The woman ahead of him cradled her infant daughter, both of them thin in the way that spoke of days without proper nutrition.
Behind him, Mr. Kim leaned on a makeshift crutch, his left leg having been broken when the False Facers raided his apartment building.
This was their new way of life now: Wake before sunrise, join the queue, hope Harvey's coin landed favorably, then return to whatever shelter you could find. Funny how everything had changed, and yet nothing had.
'But that's life.' He consoled. 'That's life.'
"Next!"
Marcus shuffled forward, watching the woman ahead receive her portion of ration, which consisted of a plastic bowl filled with watery porridge, a piece of stale bread, a small cup of murky water distributed by monsters in the guise of men. Monsters who wore half-masks to mirror their boss's disfigurement.
When Marcus reached the front where the enforcer barely glanced at his card.
The bowl placed in his hands contained maybe eight ounces of thin gruel while bits of grain floated on top of what might have been broth but, in his experiences, tasted like dishwater. It was warm, though. And in Two-Face's Gotham, warmth was already a luxury.
Then he found a spot against a rubble-strewn wall to eat, spooning the mixture carefully to make it last.
Around him, others did the same, trying to make themselves full with what little they'd been given.
But it wasn't the sight that made him despair, it was the silence that allowed Marcus to hear his own heartbeats.
In the old Gotham, even in the worst neighborhoods, there had been noises… There'd been life! Now people ate and worked quietly, because speaking up meant being noticed, and being noticed in Dent's territory could mean anything from receiving extra rations to a getting filled with lead, depending on which side of the coin caught the light.
'God…'
A gunshot echoed from two blocks away, and no one flinched.
It probably wasn't important anyway.
Someone had likely tried to take extra food,
Or failed to show proper respect to an enforcer,
Or simply been in the wrong place at the wrong time.
'How did it come to this? And more importantly—'
Marcus scraped the last of his porridge from the bowl, carefully licked it clean, then wordlessly tucked the bowl into his jacket. Containers were precious now, and losing one meant eating from cupped hands tomorrow.
His hands trembled halfway through the motion, not from hunger but from the sheer effort it took to swallow his rage along with the tasteless gruel.

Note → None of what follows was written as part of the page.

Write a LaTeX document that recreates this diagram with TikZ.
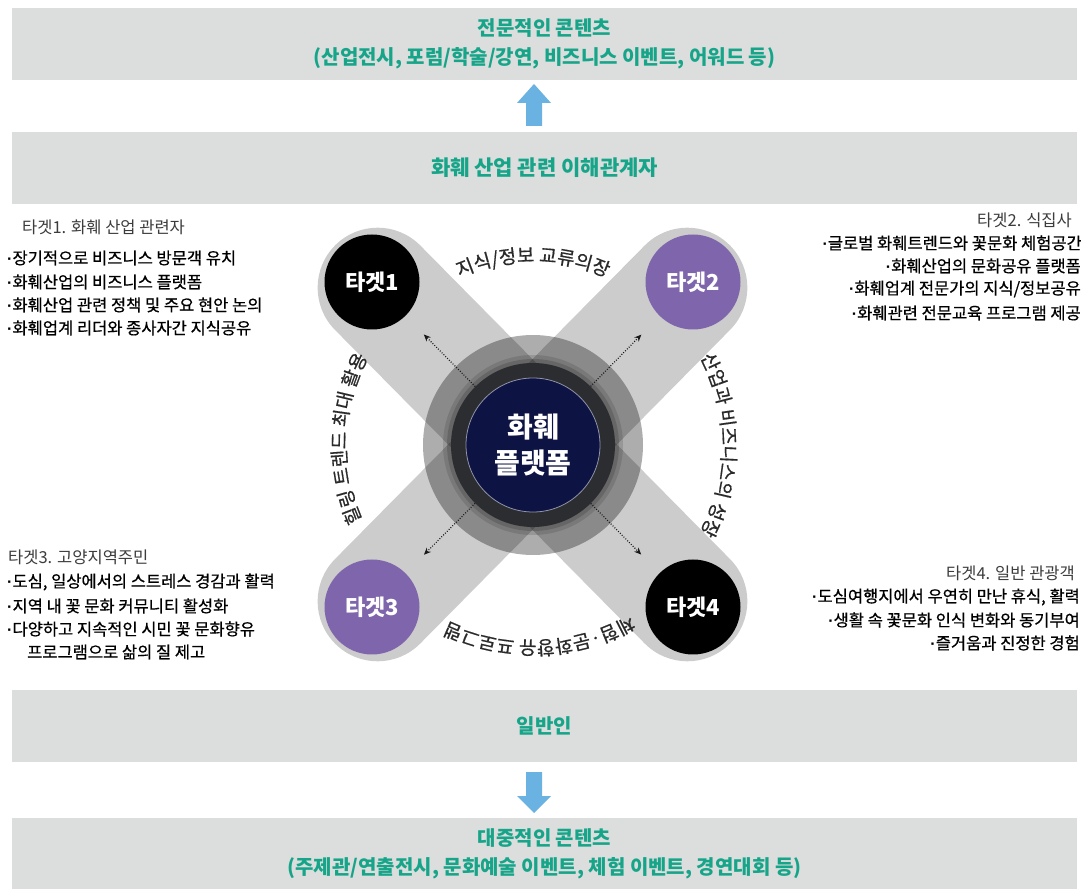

'Why the hell are we just taking it?!'
As he walked back toward the bombed-out office building where he'd been sleeping, Marcus was reminded why by the two bodies hanging from the streetlights, placards tight around their necks. 'THEFT' and 'DISRESPECT.' The coin had spoken for them too, just as it'd speak for all of them eventually, and the coin was rarely merciful.
Laying on the pile of documents that might have been important once, he rolled over on his right, then on his left, before settling on his back, kept awake by something other than the gnawing hunger.
Something that burned hot in his belly.
'Tomorrow.' Marcus told himself.
Tomorrow he'd fan it into something more.